» WHAT YOU NEED TO DO:
Write out the listing in full, matching it word for word.

» DATA PROVIDED:

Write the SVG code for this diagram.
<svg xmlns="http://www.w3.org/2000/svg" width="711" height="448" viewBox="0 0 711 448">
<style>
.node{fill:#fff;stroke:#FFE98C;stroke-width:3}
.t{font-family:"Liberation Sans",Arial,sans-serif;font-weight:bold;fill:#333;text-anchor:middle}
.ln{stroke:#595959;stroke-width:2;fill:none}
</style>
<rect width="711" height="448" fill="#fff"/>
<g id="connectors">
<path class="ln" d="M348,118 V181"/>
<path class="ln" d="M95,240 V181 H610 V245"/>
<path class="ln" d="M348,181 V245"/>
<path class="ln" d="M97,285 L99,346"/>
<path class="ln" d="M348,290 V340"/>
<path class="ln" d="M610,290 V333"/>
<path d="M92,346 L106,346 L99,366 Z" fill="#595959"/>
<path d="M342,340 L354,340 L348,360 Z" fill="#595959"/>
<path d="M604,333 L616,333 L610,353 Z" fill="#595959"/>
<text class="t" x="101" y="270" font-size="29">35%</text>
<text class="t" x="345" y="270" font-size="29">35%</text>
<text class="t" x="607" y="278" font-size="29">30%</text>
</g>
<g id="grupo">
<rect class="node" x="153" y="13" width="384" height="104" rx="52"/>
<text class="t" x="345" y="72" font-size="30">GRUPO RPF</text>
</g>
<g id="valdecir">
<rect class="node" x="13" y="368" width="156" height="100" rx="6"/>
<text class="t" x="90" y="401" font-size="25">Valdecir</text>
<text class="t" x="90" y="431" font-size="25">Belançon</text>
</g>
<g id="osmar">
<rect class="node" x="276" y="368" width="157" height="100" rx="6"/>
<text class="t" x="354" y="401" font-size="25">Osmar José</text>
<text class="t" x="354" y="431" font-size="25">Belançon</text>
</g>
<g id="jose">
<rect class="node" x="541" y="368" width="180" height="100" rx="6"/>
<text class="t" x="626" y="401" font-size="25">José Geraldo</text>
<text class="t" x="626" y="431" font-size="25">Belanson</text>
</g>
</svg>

» IN RESPONSE:
Write the SVG code for this diagram.
<svg xmlns="http://www.w3.org/2000/svg" width="711" height="448" viewBox="0 0 711 448">
<style>
.node{fill:#fff;stroke:#FFE98C;stroke-width:3}
.t{font-family:"Liberation Sans",Arial,sans-serif;font-weight:bold;fill:#333;text-anchor:middle}
.ln{stroke:#595959;stroke-width:2;fill:none}
</style>
<rect width="711" height="448" fill="#fff"/>
<g id="connectors">
<path class="ln" d="M348,118 V181"/>
<path class="ln" d="M95,240 V181 H610 V245"/>
<path class="ln" d="M348,181 V245"/>
<path class="ln" d="M97,285 L99,346"/>
<path class="ln" d="M348,290 V340"/>
<path class="ln" d="M610,290 V333"/>
<path d="M92,346 L106,346 L99,366 Z" fill="#595959"/>
<path d="M342,340 L354,340 L348,360 Z" fill="#595959"/>
<path d="M604,333 L616,333 L610,353 Z" fill="#595959"/>
<text class="t" x="101" y="270" font-size="29">35%</text>
<text class="t" x="345" y="270" font-size="29">35%</text>
<text class="t" x="607" y="278" font-size="29">30%</text>
</g>
<g id="grupo">
<rect class="node" x="153" y="13" width="384" height="104" rx="52"/>
<text class="t" x="345" y="72" font-size="30">GRUPO RPF</text>
</g>
<g id="valdecir">
<rect class="node" x="13" y="368" width="156" height="100" rx="6"/>
<text class="t" x="90" y="401" font-size="25">Valdecir</text>
<text class="t" x="90" y="431" font-size="25">Belançon</text>
</g>
<g id="osmar">
<rect class="node" x="276" y="368" width="157" height="100" rx="6"/>
<text class="t" x="354" y="401" font-size="25">Osmar José</text>
<text class="t" x="354" y="431" font-size="25">Belançon</text>
</g>
<g id="jose">
<rect class="node" x="541" y="368" width="180" height="100" rx="6"/>
<text class="t" x="626" y="401" font-size="25">José Geraldo</text>
<text class="t" x="626" y="431" font-size="25">Belanson</text>
</g>
</svg>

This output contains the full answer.